The following is an updated expression of my views. Your
comments would be appreciated. Please do not hesitate to disagree
with me and feel free to convey your views to the BISC Group.
First, a point of clarification. By probability theory in the
heading of this message is meant standard probability theory (PT) of
the kind found in textbooks and taught in courses. By infusion is
meant generalization. Thus, the crux of my argument is that PT is in
need of generalization, first by f-generalization (fuzzification) and
second by g-generalization (granulation). In combination,
f-generalization and g-generalization give rise to f.g-generalization
(fuzzy granulation). F-generalization of PT leads to what might be
denoted as PT+. Then, g-generalization of PT+ leads to PT++, which
may be viewed as f.g-generalization of PT. Basically, fuzzy
granulation reflects the finite cognitive ability of humans to resolve
detail and store information. In summary, my contention is that to
enhance its effectiveness PT should be generalized to PT++. This has
already been done to a significant extent by a number of contributors,
but much more remains to be done.
What is not in dispute is that standard probability theory
(PT) provides a vast array of concepts and techniques which are
effective in dealing with a wide variety of problems in which the
available information is lacking in certainty. But what may come as a
surprise to some is that along with such problems stand many very
simple problems for which PT offers no solutions. Here is an sample.

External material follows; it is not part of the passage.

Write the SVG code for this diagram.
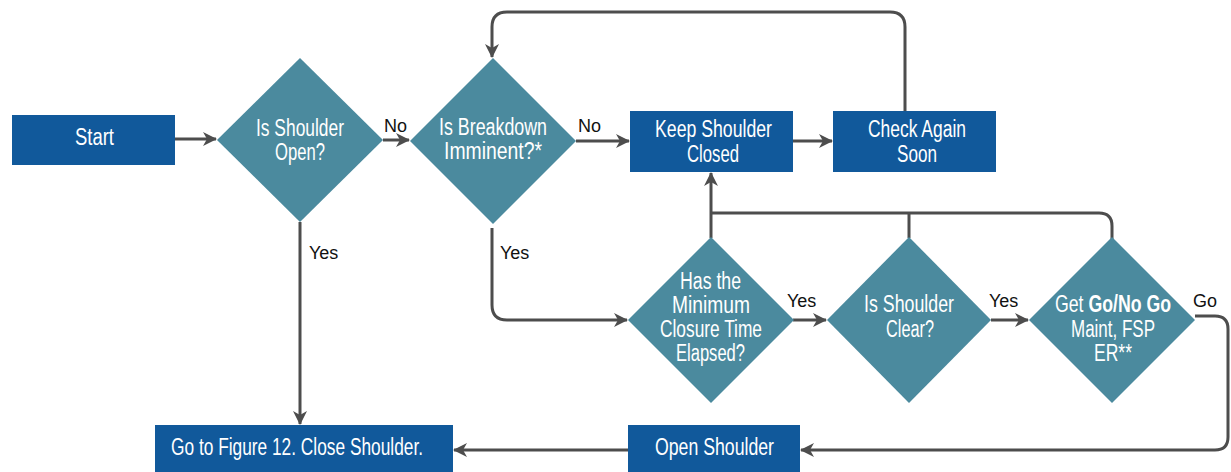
<svg xmlns="http://www.w3.org/2000/svg" width="1231" height="472" viewBox="0 0 1231 472">
<style>
.box{fill:#11599B}
.dia{fill:#4B8A9E}
.nt{font-family:"Liberation Sans",Arial,sans-serif;font-size:23px;fill:#ffffff}
.b{font-weight:bold}
.lb{font-family:"Liberation Sans",Arial,sans-serif;font-size:18px;fill:#111111}
.ln{fill:none;stroke:#4D4D4D;stroke-width:3}
.ar{marker-end:url(#ah)}
</style>
<defs>
<marker id="ah" markerUnits="userSpaceOnUse" markerWidth="14" markerHeight="14" viewBox="0 0 14 14" refX="13" refY="7" orient="auto">
<path d="M0,0 L14,7 L0,14 L4,7 Z" fill="#4D4D4D"/>
</marker>
</defs>
<rect width="1231" height="472" fill="#ffffff"/>
<g id="connectors">
<path class="ln ar" d="M175,139 H216"/>
<path class="ln ar" d="M383,140 H409"/>
<path class="ln ar" d="M576,141 H629"/>
<path class="ln ar" d="M793,141 H832"/>
<path class="ln ar" d="M905,111 V27 Q905,12 890,12 H507 Q492,12 492,27 V57"/>
<path class="ln ar" d="M300,222 V424"/>
<path class="ln ar" d="M492,228 V305 Q492,320 507,320 H627"/>
<path class="ln ar" d="M793,320 H826"/>
<path class="ln ar" d="M991,320 H1028"/>
<path class="ln ar" d="M711,238 V173"/>
<path class="ln" d="M711,213 H1099 Q1112,213 1112,226 V243"/>
<path class="ln" d="M909,238 V213"/>
<path class="ln ar" d="M1195,316 H1215 Q1228,316 1228,329 V437 Q1228,450 1215,450 H801"/>
<path class="ln ar" d="M628,450 H454"/>
<text class="lb" x="384" y="132">No</text>
<text class="lb" x="578" y="132">No</text>
<text class="lb" x="309" y="259">Yes</text>
<text class="lb" x="500" y="259">Yes</text>
<text class="lb" x="787" y="307">Yes</text>
<text class="lb" x="989" y="307">Yes</text>
<text class="lb" x="1193" y="307">Go</text>
</g>
<g id="start">
<rect class="box" x="12" y="115" width="163" height="50"/>
<text class="nt" x="75" y="145" textLength="39" lengthAdjust="spacingAndGlyphs">Start</text>
</g>
<g id="is-shoulder-open">
<polygon class="dia" points="300,58 383,140 300,222 217,140"/>
<text class="nt" x="256" y="136" textLength="88" lengthAdjust="spacingAndGlyphs">Is Shoulder</text>
<text class="nt" x="275" y="160" textLength="50" lengthAdjust="spacingAndGlyphs">Open?</text>
</g>
<g id="is-breakdown-imminent">
<polygon class="dia" points="493,58 576,141 493,224 410,141"/>
<text class="nt" x="439" y="135" textLength="108" lengthAdjust="spacingAndGlyphs">Is Breakdown</text>
<text class="nt" x="444" y="159" textLength="98" lengthAdjust="spacingAndGlyphs">Imminent?*</text>
</g>
<g id="keep-shoulder-closed">
<rect class="box" x="630" y="111" width="163" height="61"/>
<text class="nt" x="655" y="137" textLength="117" lengthAdjust="spacingAndGlyphs">Keep Shoulder</text>
<text class="nt" x="687" y="162" textLength="52" lengthAdjust="spacingAndGlyphs">Closed</text>
</g>
<g id="check-again-soon">
<rect class="box" x="833" y="111" width="163" height="61"/>
<text class="nt" x="868" y="137" textLength="98" lengthAdjust="spacingAndGlyphs">Check Again</text>
<text class="nt" x="897" y="162" textLength="40" lengthAdjust="spacingAndGlyphs">Soon</text>
</g>
<g id="minimum-closure-time">
<polygon class="dia" points="711,237 794,320 711,403 628,320"/>
<text class="nt" x="680" y="289" textLength="61" lengthAdjust="spacingAndGlyphs">Has the</text>
<text class="nt" x="672" y="313" textLength="78" lengthAdjust="spacingAndGlyphs">Minimum</text>
<text class="nt" x="660" y="337" textLength="102" lengthAdjust="spacingAndGlyphs">Closure Time</text>
<text class="nt" x="676" y="361" textLength="69" lengthAdjust="spacingAndGlyphs">Elapsed?</text>
</g>
<g id="is-shoulder-clear">
<polygon class="dia" points="909,237 991,320 909,403 827,320"/>
<text class="nt" x="864" y="312" textLength="90" lengthAdjust="spacingAndGlyphs">Is Shoulder</text>
<text class="nt" x="886" y="337" textLength="48" lengthAdjust="spacingAndGlyphs">Clear?</text>
</g>
<g id="get-go-no-go">
<polygon class="dia" points="1112,237 1195,320 1112,403 1029,320"/>
<text class="nt" transform="translate(1055,312) scale(0.77,1)" x="0" y="0">Get <tspan class="b">Go/No Go</tspan></text>
<text class="nt" x="1071" y="337" textLength="84" lengthAdjust="spacingAndGlyphs">Maint, FSP</text>
<text class="nt" x="1094" y="361" textLength="38" lengthAdjust="spacingAndGlyphs">ER**</text>
</g>
<g id="open-shoulder">
<rect class="box" x="628" y="425" width="172" height="47"/>
<text class="nt" x="655" y="455" textLength="119" lengthAdjust="spacingAndGlyphs">Open Shoulder</text>
</g>
<g id="go-to-figure-12">
<rect class="box" x="155" y="425" width="298" height="47"/>
<text class="nt" x="171" y="455" textLength="252" lengthAdjust="spacingAndGlyphs">Go to Figure 12. Close Shoulder.</text>
</g>
</svg>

It should be noted that the underlying difficulties in these problems
are well-known to probability theory professionals.
DB 1. What is the probability that my tax return will be
audited?
DB 2. What is the probability that my car may be stolen?
DB 3. How long does it take to get from the hotel to the
airport by taxi?
DB 4. What is the probability that Mary is telling the truth?
DB 5. A and B played 10 times. A won 7 times. The last 3 times
B won. What is the probability that A will win?
Questions of this kind are routinely faced and answered by
humans. The answers, however, are not numbers; they are linguistic
descriptions of fuzzy perceptions of probabilities, e.g., not very
high, quite unlikely, about 0.8, etc. Such answers cannot be arrived
at through the use of PT. What is needed for this purpose is PT++.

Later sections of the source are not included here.